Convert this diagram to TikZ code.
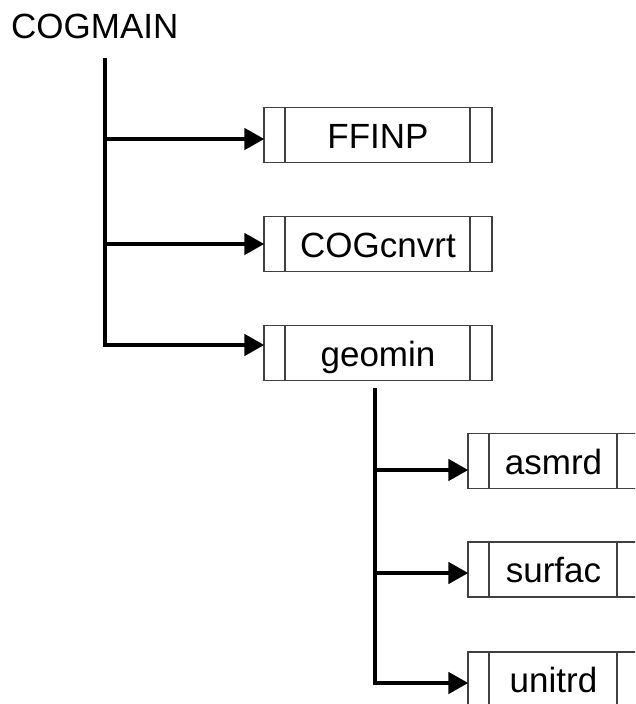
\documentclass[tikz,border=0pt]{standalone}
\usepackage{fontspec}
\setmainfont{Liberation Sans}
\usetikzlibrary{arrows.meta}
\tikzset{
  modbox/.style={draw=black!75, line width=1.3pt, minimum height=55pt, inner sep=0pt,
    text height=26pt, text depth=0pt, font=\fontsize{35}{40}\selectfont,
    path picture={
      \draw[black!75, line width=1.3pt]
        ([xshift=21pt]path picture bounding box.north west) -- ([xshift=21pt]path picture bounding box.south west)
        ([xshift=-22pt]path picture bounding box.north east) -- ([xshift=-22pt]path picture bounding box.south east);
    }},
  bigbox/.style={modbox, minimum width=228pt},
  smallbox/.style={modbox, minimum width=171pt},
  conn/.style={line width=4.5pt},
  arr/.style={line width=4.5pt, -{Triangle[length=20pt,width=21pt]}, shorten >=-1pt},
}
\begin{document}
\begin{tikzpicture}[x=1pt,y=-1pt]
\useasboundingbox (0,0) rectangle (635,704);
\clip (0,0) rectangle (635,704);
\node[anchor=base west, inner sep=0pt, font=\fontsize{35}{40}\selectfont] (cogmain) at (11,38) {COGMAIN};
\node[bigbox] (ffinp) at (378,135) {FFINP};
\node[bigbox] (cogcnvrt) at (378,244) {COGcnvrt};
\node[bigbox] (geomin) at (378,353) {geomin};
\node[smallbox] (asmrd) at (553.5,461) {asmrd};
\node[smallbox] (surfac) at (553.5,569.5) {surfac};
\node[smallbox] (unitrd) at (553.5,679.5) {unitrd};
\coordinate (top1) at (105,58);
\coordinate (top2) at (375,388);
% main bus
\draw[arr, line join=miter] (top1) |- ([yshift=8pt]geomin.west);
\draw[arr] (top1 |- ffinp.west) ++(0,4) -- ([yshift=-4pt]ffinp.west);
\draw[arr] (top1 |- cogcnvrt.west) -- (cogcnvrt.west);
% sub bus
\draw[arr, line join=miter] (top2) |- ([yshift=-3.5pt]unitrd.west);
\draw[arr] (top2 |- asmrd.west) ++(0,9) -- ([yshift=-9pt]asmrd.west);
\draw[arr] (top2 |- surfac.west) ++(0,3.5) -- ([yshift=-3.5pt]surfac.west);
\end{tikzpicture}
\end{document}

| Written instruction |
Reproduce every line above as written, skipping pictures.

| Response to the task |
Convert this diagram to TikZ code.
\documentclass[tikz,border=0pt]{standalone}
\usepackage{fontspec}
\setmainfont{Liberation Sans}
\usetikzlibrary{arrows.meta}
\tikzset{
  modbox/.style={draw=black!75, line width=1.3pt, minimum height=55pt, inner sep=0pt,
    text height=26pt, text depth=0pt, font=\fontsize{35}{40}\selectfont,
    path picture={
      \draw[black!75, line width=1.3pt]
        ([xshift=21pt]path picture bounding box.north west) -- ([xshift=21pt]path picture bounding box.south west)
        ([xshift=-22pt]path picture bounding box.north east) -- ([xshift=-22pt]path picture bounding box.south east);
    }},
  bigbox/.style={modbox, minimum width=228pt},
  smallbox/.style={modbox, minimum width=171pt},
  conn/.style={line width=4.5pt},
  arr/.style={line width=4.5pt, -{Triangle[length=20pt,width=21pt]}, shorten >=-1pt},
}
\begin{document}
\begin{tikzpicture}[x=1pt,y=-1pt]
\useasboundingbox (0,0) rectangle (635,704);
\clip (0,0) rectangle (635,704);
\node[anchor=base west, inner sep=0pt, font=\fontsize{35}{40}\selectfont] (cogmain) at (11,38) {COGMAIN};
\node[bigbox] (ffinp) at (378,135) {FFINP};
\node[bigbox] (cogcnvrt) at (378,244) {COGcnvrt};
\node[bigbox] (geomin) at (378,353) {geomin};
\node[smallbox] (asmrd) at (553.5,461) {asmrd};
\node[smallbox] (surfac) at (553.5,569.5) {surfac};
\node[smallbox] (unitrd) at (553.5,679.5) {unitrd};
\coordinate (top1) at (105,58);
\coordinate (top2) at (375,388);
% main bus
\draw[arr, line join=miter] (top1) |- ([yshift=8pt]geomin.west);
\draw[arr] (top1 |- ffinp.west) ++(0,4) -- ([yshift=-4pt]ffinp.west);
\draw[arr] (top1 |- cogcnvrt.west) -- (cogcnvrt.west);
% sub bus
\draw[arr, line join=miter] (top2) |- ([yshift=-3.5pt]unitrd.west);
\draw[arr] (top2 |- asmrd.west) ++(0,9) -- ([yshift=-9pt]asmrd.west);
\draw[arr] (top2 |- surfac.west) ++(0,3.5) -- ([yshift=-3.5pt]surfac.west);
\end{tikzpicture}
\end{document}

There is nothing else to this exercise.